§ Task goal
Every line below should be copied exactly; drop the pictures.

§ Data section
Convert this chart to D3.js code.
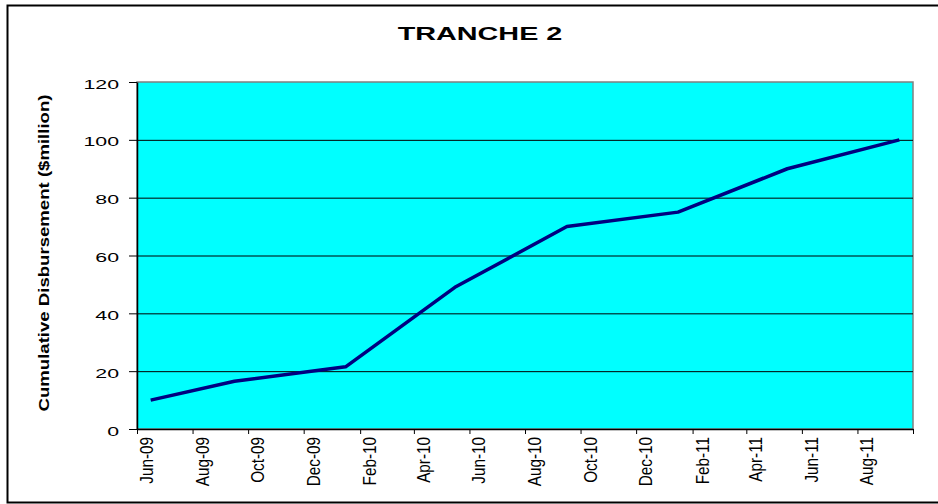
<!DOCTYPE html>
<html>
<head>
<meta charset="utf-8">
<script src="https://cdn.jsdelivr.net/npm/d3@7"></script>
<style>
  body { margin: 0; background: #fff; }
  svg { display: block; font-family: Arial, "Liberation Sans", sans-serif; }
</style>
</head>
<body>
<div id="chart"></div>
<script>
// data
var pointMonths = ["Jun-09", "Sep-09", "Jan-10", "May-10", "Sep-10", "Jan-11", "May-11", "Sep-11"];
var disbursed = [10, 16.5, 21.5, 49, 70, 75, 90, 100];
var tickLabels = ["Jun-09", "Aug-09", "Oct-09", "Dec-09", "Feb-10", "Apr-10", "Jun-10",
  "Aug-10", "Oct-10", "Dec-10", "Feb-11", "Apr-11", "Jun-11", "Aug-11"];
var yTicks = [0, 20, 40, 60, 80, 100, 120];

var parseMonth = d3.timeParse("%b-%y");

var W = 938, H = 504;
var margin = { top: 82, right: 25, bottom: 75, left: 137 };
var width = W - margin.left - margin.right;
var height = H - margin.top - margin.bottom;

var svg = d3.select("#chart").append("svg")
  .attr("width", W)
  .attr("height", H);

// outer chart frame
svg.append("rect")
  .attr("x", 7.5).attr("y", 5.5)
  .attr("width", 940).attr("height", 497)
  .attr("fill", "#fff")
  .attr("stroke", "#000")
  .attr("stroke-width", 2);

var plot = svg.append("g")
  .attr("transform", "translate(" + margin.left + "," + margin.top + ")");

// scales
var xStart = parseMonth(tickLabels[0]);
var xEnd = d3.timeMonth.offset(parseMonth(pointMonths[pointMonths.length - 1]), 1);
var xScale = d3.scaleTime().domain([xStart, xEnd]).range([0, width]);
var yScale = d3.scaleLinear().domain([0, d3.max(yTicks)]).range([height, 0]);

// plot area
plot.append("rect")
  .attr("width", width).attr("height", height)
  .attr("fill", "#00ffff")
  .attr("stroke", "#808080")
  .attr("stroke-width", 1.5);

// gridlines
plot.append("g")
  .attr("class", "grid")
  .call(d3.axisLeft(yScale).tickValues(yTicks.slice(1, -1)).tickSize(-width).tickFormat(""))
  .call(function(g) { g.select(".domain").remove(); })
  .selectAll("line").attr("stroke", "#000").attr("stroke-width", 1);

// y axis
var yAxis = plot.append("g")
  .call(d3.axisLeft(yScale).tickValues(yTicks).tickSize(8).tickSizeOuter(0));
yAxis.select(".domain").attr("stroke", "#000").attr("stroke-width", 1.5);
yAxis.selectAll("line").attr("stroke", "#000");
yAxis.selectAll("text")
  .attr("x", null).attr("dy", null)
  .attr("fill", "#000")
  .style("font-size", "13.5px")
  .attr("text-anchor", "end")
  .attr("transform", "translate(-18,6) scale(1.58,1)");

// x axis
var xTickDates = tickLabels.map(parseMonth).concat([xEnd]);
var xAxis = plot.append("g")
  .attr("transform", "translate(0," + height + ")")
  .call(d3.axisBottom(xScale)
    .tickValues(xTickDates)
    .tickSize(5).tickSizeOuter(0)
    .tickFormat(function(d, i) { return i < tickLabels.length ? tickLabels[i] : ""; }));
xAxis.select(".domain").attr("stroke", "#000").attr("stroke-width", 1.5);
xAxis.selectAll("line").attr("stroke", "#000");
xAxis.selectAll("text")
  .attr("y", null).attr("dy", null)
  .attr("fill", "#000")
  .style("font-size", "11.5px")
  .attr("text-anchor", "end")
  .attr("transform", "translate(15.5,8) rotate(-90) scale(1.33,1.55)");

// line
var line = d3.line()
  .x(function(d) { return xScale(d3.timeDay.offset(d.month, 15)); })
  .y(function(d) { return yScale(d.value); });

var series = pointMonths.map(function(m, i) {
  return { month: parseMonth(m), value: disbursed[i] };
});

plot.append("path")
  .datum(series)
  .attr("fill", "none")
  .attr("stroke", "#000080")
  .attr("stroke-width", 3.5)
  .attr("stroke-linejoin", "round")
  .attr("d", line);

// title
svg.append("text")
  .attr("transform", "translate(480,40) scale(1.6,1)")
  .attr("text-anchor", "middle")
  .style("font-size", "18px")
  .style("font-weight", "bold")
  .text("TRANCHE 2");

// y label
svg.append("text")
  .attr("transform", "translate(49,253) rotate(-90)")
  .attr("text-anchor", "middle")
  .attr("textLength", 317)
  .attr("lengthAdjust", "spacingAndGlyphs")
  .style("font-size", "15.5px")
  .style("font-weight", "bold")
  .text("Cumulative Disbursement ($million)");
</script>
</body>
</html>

§ Task solution
Convert this chart to D3.js code.
<!DOCTYPE html>
<html>
<head>
<meta charset="utf-8">
<script src="https://cdn.jsdelivr.net/npm/d3@7"></script>
<style>
  body { margin: 0; background: #fff; }
  svg { display: block; font-family: Arial, "Liberation Sans", sans-serif; }
</style>
</head>
<body>
<div id="chart"></div>
<script>
// data
var pointMonths = ["Jun-09", "Sep-09", "Jan-10", "May-10", "Sep-10", "Jan-11", "May-11", "Sep-11"];
var disbursed = [10, 16.5, 21.5, 49, 70, 75, 90, 100];
var tickLabels = ["Jun-09", "Aug-09", "Oct-09", "Dec-09", "Feb-10", "Apr-10", "Jun-10",
  "Aug-10", "Oct-10", "Dec-10", "Feb-11", "Apr-11", "Jun-11", "Aug-11"];
var yTicks = [0, 20, 40, 60, 80, 100, 120];

var parseMonth = d3.timeParse("%b-%y");

var W = 938, H = 504;
var margin = { top: 82, right: 25, bottom: 75, left: 137 };
var width = W - margin.left - margin.right;
var height = H - margin.top - margin.bottom;

var svg = d3.select("#chart").append("svg")
  .attr("width", W)
  .attr("height", H);

// outer chart frame
svg.append("rect")
  .attr("x", 7.5).attr("y", 5.5)
  .attr("width", 940).attr("height", 497)
  .attr("fill", "#fff")
  .attr("stroke", "#000")
  .attr("stroke-width", 2);

var plot = svg.append("g")
  .attr("transform", "translate(" + margin.left + "," + margin.top + ")");

// scales
var xStart = parseMonth(tickLabels[0]);
var xEnd = d3.timeMonth.offset(parseMonth(pointMonths[pointMonths.length - 1]), 1);
var xScale = d3.scaleTime().domain([xStart, xEnd]).range([0, width]);
var yScale = d3.scaleLinear().domain([0, d3.max(yTicks)]).range([height, 0]);

// plot area
plot.append("rect")
  .attr("width", width).attr("height", height)
  .attr("fill", "#00ffff")
  .attr("stroke", "#808080")
  .attr("stroke-width", 1.5);

// gridlines
plot.append("g")
  .attr("class", "grid")
  .call(d3.axisLeft(yScale).tickValues(yTicks.slice(1, -1)).tickSize(-width).tickFormat(""))
  .call(function(g) { g.select(".domain").remove(); })
  .selectAll("line").attr("stroke", "#000").attr("stroke-width", 1);

// y axis
var yAxis = plot.append("g")
  .call(d3.axisLeft(yScale).tickValues(yTicks).tickSize(8).tickSizeOuter(0));
yAxis.select(".domain").attr("stroke", "#000").attr("stroke-width", 1.5);
yAxis.selectAll("line").attr("stroke", "#000");
yAxis.selectAll("text")
  .attr("x", null).attr("dy", null)
  .attr("fill", "#000")
  .style("font-size", "13.5px")
  .attr("text-anchor", "end")
  .attr("transform", "translate(-18,6) scale(1.58,1)");

// x axis
var xTickDates = tickLabels.map(parseMonth).concat([xEnd]);
var xAxis = plot.append("g")
  .attr("transform", "translate(0," + height + ")")
  .call(d3.axisBottom(xScale)
    .tickValues(xTickDates)
    .tickSize(5).tickSizeOuter(0)
    .tickFormat(function(d, i) { return i < tickLabels.length ? tickLabels[i] : ""; }));
xAxis.select(".domain").attr("stroke", "#000").attr("stroke-width", 1.5);
xAxis.selectAll("line").attr("stroke", "#000");
xAxis.selectAll("text")
  .attr("y", null).attr("dy", null)
  .attr("fill", "#000")
  .style("font-size", "11.5px")
  .attr("text-anchor", "end")
  .attr("transform", "translate(15.5,8) rotate(-90) scale(1.33,1.55)");

// line
var line = d3.line()
  .x(function(d) { return xScale(d3.timeDay.offset(d.month, 15)); })
  .y(function(d) { return yScale(d.value); });

var series = pointMonths.map(function(m, i) {
  return { month: parseMonth(m), value: disbursed[i] };
});

plot.append("path")
  .datum(series)
  .attr("fill", "none")
  .attr("stroke", "#000080")
  .attr("stroke-width", 3.5)
  .attr("stroke-linejoin", "round")
  .attr("d", line);

// title
svg.append("text")
  .attr("transform", "translate(480,40) scale(1.6,1)")
  .attr("text-anchor", "middle")
  .style("font-size", "18px")
  .style("font-weight", "bold")
  .text("TRANCHE 2");

// y label
svg.append("text")
  .attr("transform", "translate(49,253) rotate(-90)")
  .attr("text-anchor", "middle")
  .attr("textLength", 317)
  .attr("lengthAdjust", "spacingAndGlyphs")
  .style("font-size", "15.5px")
  .style("font-weight", "bold")
  .text("Cumulative Disbursement ($million)");
</script>
</body>
</html>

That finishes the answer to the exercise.